→ **Work to be completed**
Copy out the material below in full, but not its images.

→ **Source material**
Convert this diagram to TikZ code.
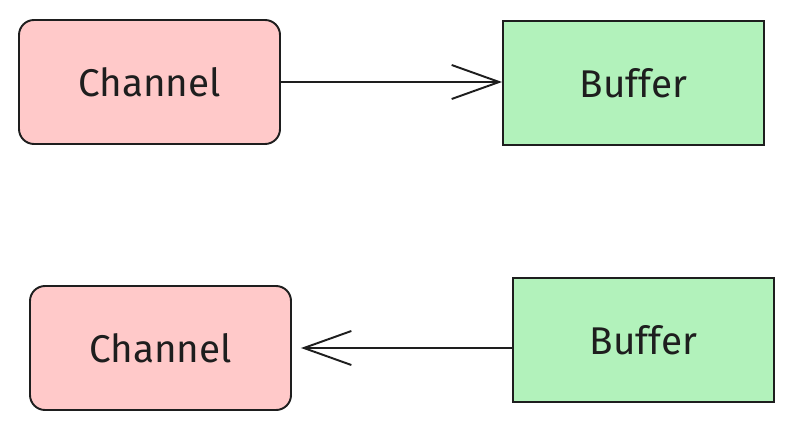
\documentclass[tikz,border=0pt]{standalone}
\usepackage{fontspec}
\setmainfont{Fira Sans}
\usetikzlibrary{arrows.meta}
\definecolor{chanpink}{HTML}{FFC9C9}
\definecolor{bufgreen}{HTML}{B2F2BB}
\definecolor{inkdark}{HTML}{1E1E1E}
\tikzset{
  box/.style={draw=inkdark, line width=1.1pt, minimum width=5.22cm, minimum height=2.48cm,
    font=\fontsize{22}{26}\selectfont, text=inkdark},
  chanbox/.style={box, fill=chanpink, rounded corners=0.3cm},
  bufbox/.style={box, fill=bufgreen},
  flow/.style={draw=inkdark, line width=1.1pt, -{Straight Barb[length=0.95cm,width=0.68cm,line width=1.1pt]}}
}
\begin{document}
\begin{tikzpicture}
\useasboundingbox (0,0) rectangle (15.86,8.6);
% Top row
\node[chanbox] (topchan) at (2.99, 6.96) {Channel};
\node[bufbox] (topbuf) at (12.67, 6.94) {Buffer};
\draw[flow] (topchan.east) -- (topbuf.west |- topchan.east);
% Bottom row
\node[chanbox] (botchan) at (3.21, 1.64) {Channel};
\node[bufbox] (botbuf) at (12.87, 1.80) {Buffer};
\draw[flow, shorten >=0.18cm] (botbuf.west |- botchan.east) -- (botchan.east);
\end{tikzpicture}
\end{document}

→ **Solution to the problem**
Convert this diagram to TikZ code.
\documentclass[tikz,border=0pt]{standalone}
\usepackage{fontspec}
\setmainfont{Fira Sans}
\usetikzlibrary{arrows.meta}
\definecolor{chanpink}{HTML}{FFC9C9}
\definecolor{bufgreen}{HTML}{B2F2BB}
\definecolor{inkdark}{HTML}{1E1E1E}
\tikzset{
  box/.style={draw=inkdark, line width=1.1pt, minimum width=5.22cm, minimum height=2.48cm,
    font=\fontsize{22}{26}\selectfont, text=inkdark},
  chanbox/.style={box, fill=chanpink, rounded corners=0.3cm},
  bufbox/.style={box, fill=bufgreen},
  flow/.style={draw=inkdark, line width=1.1pt, -{Straight Barb[length=0.95cm,width=0.68cm,line width=1.1pt]}}
}
\begin{document}
\begin{tikzpicture}
\useasboundingbox (0,0) rectangle (15.86,8.6);
% Top row
\node[chanbox] (topchan) at (2.99, 6.96) {Channel};
\node[bufbox] (topbuf) at (12.67, 6.94) {Buffer};
\draw[flow] (topchan.east) -- (topbuf.west |- topchan.east);
% Bottom row
\node[chanbox] (botchan) at (3.21, 1.64) {Channel};
\node[bufbox] (botbuf) at (12.87, 1.80) {Buffer};
\draw[flow, shorten >=0.18cm] (botbuf.west |- botchan.east) -- (botchan.east);
\end{tikzpicture}
\end{document}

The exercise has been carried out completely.